Limitations & Future Work¶

Pre-computing class mean features once before training keeps them fixed, but the optimal alignment target should perhaps adapt dynamically as the student network learns. Future work could consider momentum-based updates for class means or progressive adjustment strategies based on curriculum learning.
The proposed method is primarily evaluated on classification and detection tasks, lacking experiments on other tasks such as segmentation and generation.
In scenarios with an immense number of classes (e.g., long-tailed datasets), the class mean features of minority classes may be unreliable, necessitating additional processing.
While norm regularization encourages large norms, formal analysis is lacking regarding "how large is appropriate." Overly large norms might lead to numerical instability.

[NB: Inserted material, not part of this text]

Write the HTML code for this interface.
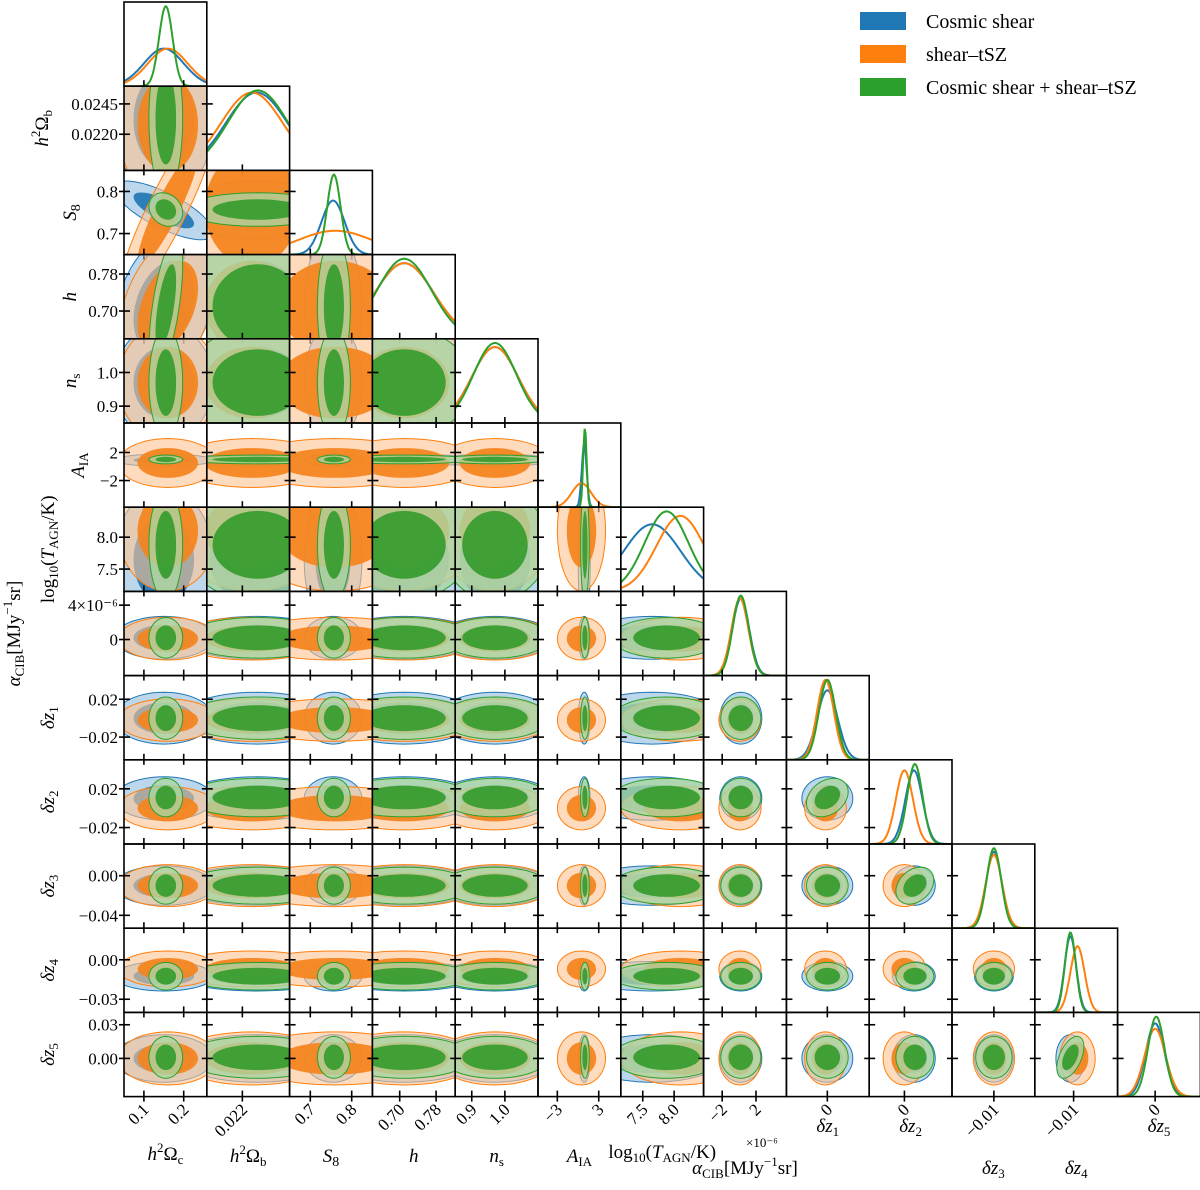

vs FitNet / AT: FitNet directly matches the L2 distance of intermediate features, and AT matches attention maps—both representing point-wise or spatial-wise alignment. The directional alignment in this paper is performed at the semantic level (class level), which is coarser-grained but more effective.
vs CRD (Contrastive Representation Distillation): CRD utilizes contrastive learning for distillation and also focuses on the structural topology of the feature space. Our ND loss is simpler and more direct, and can be combined with CRD to achieve extra gains.
vs DKD (Decoupled KD): DKD decouples logit distillation into target and non-target classes. ND loss provides a complementary perspective from the feature space, and the two can be employed jointly.

Rating¶

Novelty: ⭐⭐⭐⭐ The perspective of analyzing knowledge distillation via feature direction and norm is novel, though the technical implementation is relatively straightforward.
Experimental Thoroughness: ⭐⭐⭐⭐ Covers both classification and detection tasks with diverse teacher-student pairs and extensive ablation studies.
Writing Quality: ⭐⭐⭐⭐ Clear motivation, concise methodology, and well-structured arguments.
Value: ⭐⭐⭐⭐⭐ Significant improvements as a plug-and-play component, holding high practical value.